The Argonne simulations used past droughts as a model, but if some climate models are to be believed, future shortfalls on the Colorado will be much worse. In a 2008 report, Scripps researchers Barnett and Pierce predicted that without intervention, Lake Mead has a 50 percent chance of running dry by 2021. Because the Bureau of Reclamation’s Fulp will do everything in his power to prevent that, Pierce says, the real issue is what measures he will have to resort to.
Barnett and Pierce’s analysis hinged on two main factors. First, human-induced climate change has reduced the amount of snow that feeds the river. That alone may be enough to bankrupt the system within two decades, Barnett says. The second factor has stirred up more controversy. According to several tree-ring studies from the University of Arizona, the river’s flow during the 20th century was higher than it had been during the previous 150 years. So the people who divided up the Colorado River’s water did so during the wettest part of a very wet cycle and mistakenly assumed that naturally occurring water supplies would remain the same. “They’re planning on an average water flow in the Colorado that exists maybe once in a thousand years,” says Barnett. “They’re assuming money in the bank that they do not have.”
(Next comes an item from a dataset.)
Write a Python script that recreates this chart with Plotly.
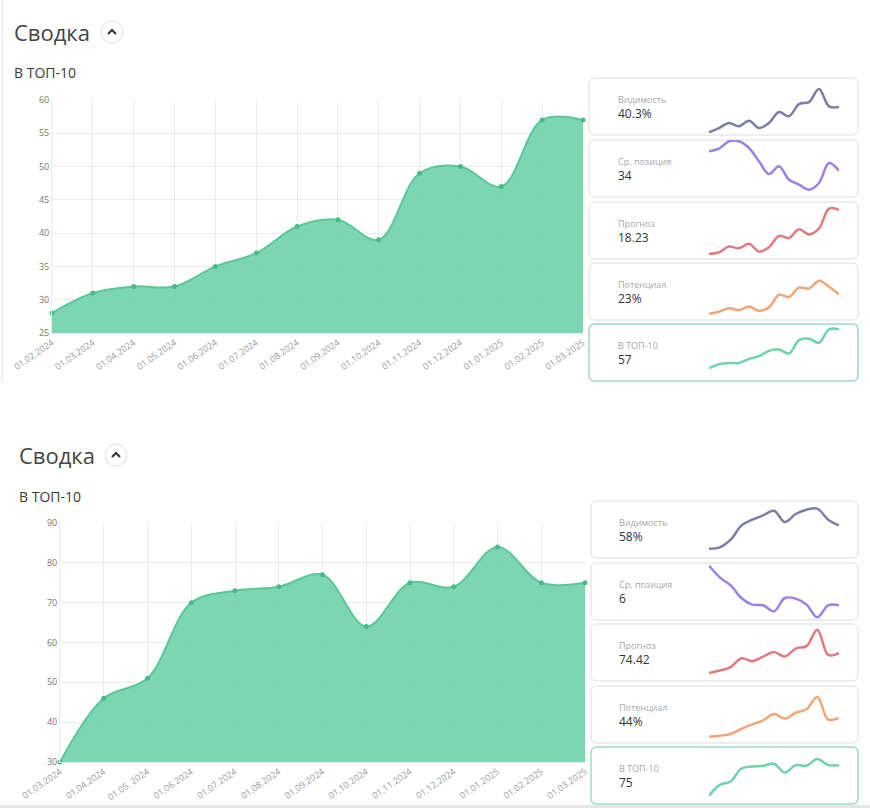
import plotly.graph_objects as go

W, H = 870, 808

# ---------------- data ----------------
top_dates = ["01.02.2024", "01.03.2024", "01.04.2024", "01.05.2024", "01.06.2024",
             "01.07.2024", "01.08.2024", "01.09.2024", "01.10.2024", "01.11.2024",
             "01.12.2024", "01.01.2025", "01.02.2025", "01.03.2025"]
top_top10 = [28, 31, 32, 32, 35, 37, 41, 42, 39, 49, 50, 47, 57, 57]
top_visibility = [23.1, 25.0, 27.3, 25.8, 28.3, 25.0, 27.3, 32.2, 30.3, 35.8, 36.7, 42.6, 34.8, 34.5]
top_position = [43.5, 44.3, 46.5, 46.5, 44.5, 40.5, 36.7, 39.0, 35.0, 33.5, 32.0, 34.0, 40.0, 37.7]
top_forecast = [9.05, 9.4, 10.59, 10.24, 11.15, 9.54, 10.45, 12.76, 12.34, 14.16, 13.04, 14.3, 18.36, 18.15]
top_potential = [12.4, 13.1, 14.3, 13.6, 14.9, 13.4, 14.6, 19.0, 18.2, 21.5, 21.2, 23.9, 21.8, 19.1]
top_y_ticks = [25, 30, 35, 40, 45, 50, 55, 60]
top_card_values = ["40.3%", "34", "18.23", "23%", "57"]

bottom_dates = ["01.03.2024", "01.04.2024", "01.05. 2024", "01.06.2024", "01.07.2024",
                "01.08.2024", "01.09.2024", "01.10.2024", "01.11.2024", "01.12.2024",
                "01.01.2025", "01.02.2025", "01.03.2025"]
bottom_top10 = [30, 46, 51, 70, 73, 74, 77, 64, 75, 74, 84, 75, 75]
bottom_visibility = [28.4, 29.6, 36.5, 49.4, 54.5, 58.4, 62.6, 52.4, 59.6, 63.5, 64.4, 54.5, 49.4]
bottom_position = [12.1, 10.35, 9.15, 7.25, 6.25, 6.15, 5.25, 7.25, 7.15, 6.25, 4.35, 6.15, 6.15]
bottom_forecast = [28.4, 34.0, 42.0, 62.0, 55.6, 66.0, 76.4, 66.0, 84.4, 90.0, 127.6, 70.0, 74.0]
bottom_potential = [19.9, 21.25, 23.5, 30.25, 36.1, 41.5, 49.6, 43.75, 51.4, 55.9, 72.1, 42.4, 44.65]
bottom_y_ticks = [30, 40, 50, 60, 70, 80, 90]
bottom_card_values = ["58%", "6", "74.42", "44%", "75"]

card_labels = ["Видимость", "Ср. позиция", "Прогноз", "Потенциал", "В ТОП-10"]
title_text = "Сводка"
subtitle_text = "В ТОП-10"

# ---------------- styles ----------------
spark_colors = ["#7b7fa6", "#9d80e6", "#e47a80", "#f0a678", "#6dd3ab"]
fill_color = "rgba(112,210,170,0.92)"
line_color = "#5cc79b"
marker_color = "#47bb8b"
grid_color = "#ebebeb"
FONT = "Open Sans"


def px(x):
    return x / W


def py(y):
    return 1 - y / H


panels = [
    dict(dates=top_dates, values=top_top10, yticks=top_y_ticks, yr=[25, 60],
         plot=(52, 100, 583, 333), title=(12, 32), sub=(12, 73), chevron=(112, 32),
         cards_x=(589, 858), card_tops=[78, 140, 202, 263, 324], card_h=57,
         spark_x=(709, 839), text_x=617,
         series=[top_visibility, top_position, top_forecast, top_potential, top_top10],
         card_values=top_card_values,
         gaps=[(11, 2.7), (1.3, 7.3), (6.7, 5), (17.7, 6.3), (5.3, 12.7)]),
    dict(dates=bottom_dates, values=bottom_top10, yticks=bottom_y_ticks, yr=[30, 90],
         plot=(60, 523, 585, 762), title=(17, 455), sub=(17, 496), chevron=(116, 455),
         cards_x=(591, 858), card_tops=[501, 563, 624, 686, 747], card_h=57,
         spark_x=(709, 839), text_x=618,
         series=[bottom_visibility, bottom_position, bottom_forecast, bottom_potential, bottom_top10],
         card_values=bottom_card_values,
         gaps=[(7.7, 9.3), (2.7, 2.7), (5.7, 8), (11, 6.3), (12, 8.3)]),
]

fig = go.Figure()
layout = dict(width=W, height=H, margin=dict(l=0, r=0, t=0, b=0, autoexpand=False),
              paper_bgcolor="white", plot_bgcolor="white", showlegend=False,
              font=dict(family=FONT))
shapes = []
annotations = []
ax_i = [0]


def new_axes():
    ax_i[0] += 1
    i = ax_i[0]
    suffix = "" if i == 1 else str(i)
    return "x" + suffix, "y" + suffix, "xaxis" + suffix, "yaxis" + suffix


def rounded_rect(x0, y0, x1, y1, r):
    def P(x, y):
        return f"{px(x):.5f},{py(y):.5f}"
    return (f"M {P(x0 + r, y0)} L {P(x1 - r, y0)} Q {P(x1, y0)} {P(x1, y0 + r)} "
            f"L {P(x1, y1 - r)} Q {P(x1, y1)} {P(x1 - r, y1)} "
            f"L {P(x0 + r, y1)} Q {P(x0, y1)} {P(x0, y1 - r)} "
            f"L {P(x0, y0 + r)} Q {P(x0, y0)} {P(x0 + r, y0)} Z")


for p in panels:
    # titles
    annotations.append(dict(text=title_text, x=px(p["title"][0]), y=py(p["title"][1]),
                            xref="paper", yref="paper", xanchor="left", yanchor="middle",
                            showarrow=False, font=dict(size=22, color="#454545", family=FONT)))
    annotations.append(dict(text=subtitle_text, x=px(p["sub"][0]), y=py(p["sub"][1]),
                            xref="paper", yref="paper", xanchor="left", yanchor="middle",
                            showarrow=False, font=dict(size=14, color="#3a3a3a", family=FONT)))
    cx, cy = p["chevron"]
    shapes.append(dict(type="circle", xref="paper", yref="paper",
                       x0=px(cx - 11), x1=px(cx + 11), y0=py(cy + 11), y1=py(cy - 11),
                       line=dict(color="#dedede", width=1), fillcolor="white"))
    shapes.append(dict(type="path", xref="paper", yref="paper",
                       path=f"M {px(cx-4):.5f},{py(cy+2):.5f} L {px(cx):.5f},{py(cy-2):.5f} L {px(cx+4):.5f},{py(cy+2):.5f}",
                       line=dict(color="#333333", width=2)))

    # main chart
    xa, ya, xk, yk = new_axes()
    x0, y0, x1, y1 = p["plot"]
    n = len(p["dates"])
    fig.add_trace(go.Scatter(x=p["dates"], y=p["values"], mode="lines",
                             line=dict(shape="spline", smoothing=1.0, color=line_color, width=2),
                             fill="tozeroy", fillcolor=fill_color, xaxis=xa, yaxis=ya,
                             hoverinfo="skip"))
    fig.add_trace(go.Scatter(x=p["dates"], y=p["values"], mode="markers",
                             marker=dict(size=5, color=marker_color), cliponaxis=False,
                             xaxis=xa, yaxis=ya))
    layout[xk] = dict(domain=[px(x0), px(x1)], anchor=ya, type="category", automargin=False,
                      range=[0, n - 1], tickmode="array", tickvals=p["dates"], ticktext=p["dates"],
                      tickangle=-35, tickfont=dict(size=9, color="#9a9a9a", family=FONT),
                      showgrid=True, gridcolor=grid_color, zeroline=False,
                      showline=True, linecolor=grid_color, ticks="", fixedrange=True)
    layout[yk] = dict(domain=[py(y1), py(y0)], anchor=xa, range=p["yr"], automargin=False,
                      tickmode="array", tickvals=p["yticks"],
                      tickfont=dict(size=9, color="#777777", family=FONT),
                      showgrid=True, gridcolor=grid_color, zeroline=False,
                      showline=True, linecolor=grid_color, ticks="", fixedrange=True)

    # cards
    cx0, cx1 = p["cards_x"]
    for k, top in enumerate(p["card_tops"]):
        bot = top + p["card_h"]
        last = k == len(p["card_tops"]) - 1
        shapes.append(dict(type="path", xref="paper", yref="paper",
                           path=rounded_rect(cx0, top, cx1, bot, 6),
                           line=dict(color="#9edcc3" if last else "#dddddd", width=1.5 if last else 1),
                           layer="below"))
        annotations.append(dict(text=card_labels[k], x=px(p["text_x"]), y=py(top + 21.5),
                                xref="paper", yref="paper", xanchor="left", yanchor="middle",
                                showarrow=False, borderpad=0,
                                font=dict(size=9, color="#a8a8a8", family=FONT)))
        annotations.append(dict(text=p["card_values"][k], x=px(p["text_x"]), y=py(top + 35.5),
                                xref="paper", yref="paper", xanchor="left", yanchor="middle",
                                showarrow=False, borderpad=0,
                                font=dict(size=12, color="#333333", family=FONT)))
        s = p["series"][k]
        gt, gb = p["gaps"][k]
        h = p["card_h"]
        vmin, vmax = min(s), max(s)
        unit = (vmax - vmin) / (h - gt - gb)
        rlo = vmin - gb * unit
        rhi = vmax + gt * unit
        xa, ya, xk, yk = new_axes()
        fig.add_trace(go.Scatter(x=list(range(len(s))), y=s, mode="lines",
                                 line=dict(shape="spline", smoothing=1.0, color=spark_colors[k], width=2.5),
                                 xaxis=xa, yaxis=ya, hoverinfo="skip"))
        sx0, sx1 = p["spark_x"]
        layout[xk] = dict(domain=[px(sx0), px(sx1)], anchor=ya, range=[0, len(s) - 1],
                          visible=False, fixedrange=True, automargin=False)
        layout[yk] = dict(domain=[py(bot), py(top)], anchor=xa, range=[rlo, rhi],
                          visible=False, fixedrange=True, automargin=False)

# page borders
shapes.append(dict(type="line", xref="paper", yref="paper", x0=px(2), x1=px(2), y0=py(0), y1=py(383),
                   line=dict(color="#e2e2e2", width=1)))
shapes.append(dict(type="line", xref="paper", yref="paper", x0=0, x1=1, y0=py(806.5), y1=py(806.5),
                   line=dict(color="#e6e6e6", width=3)))

layout["shapes"] = shapes
layout["annotations"] = annotations
fig.update_layout(**layout)
fig.write_html("out.html")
Not everyone agrees with the Scripps scientists’ predictions—notably Fulp. But some water managers are listening. “People argue with [Barnett and Pierce’s] assumptions and probabilities,” says Mulroy, who manages the water supply for Las Vegas, which depends on Lake Mead for over 90 percent of its water. “And I say, who cares what the probabilities are? Can you say it’s impossible? And if it’s not impossible, you’d better have a contingency plan.”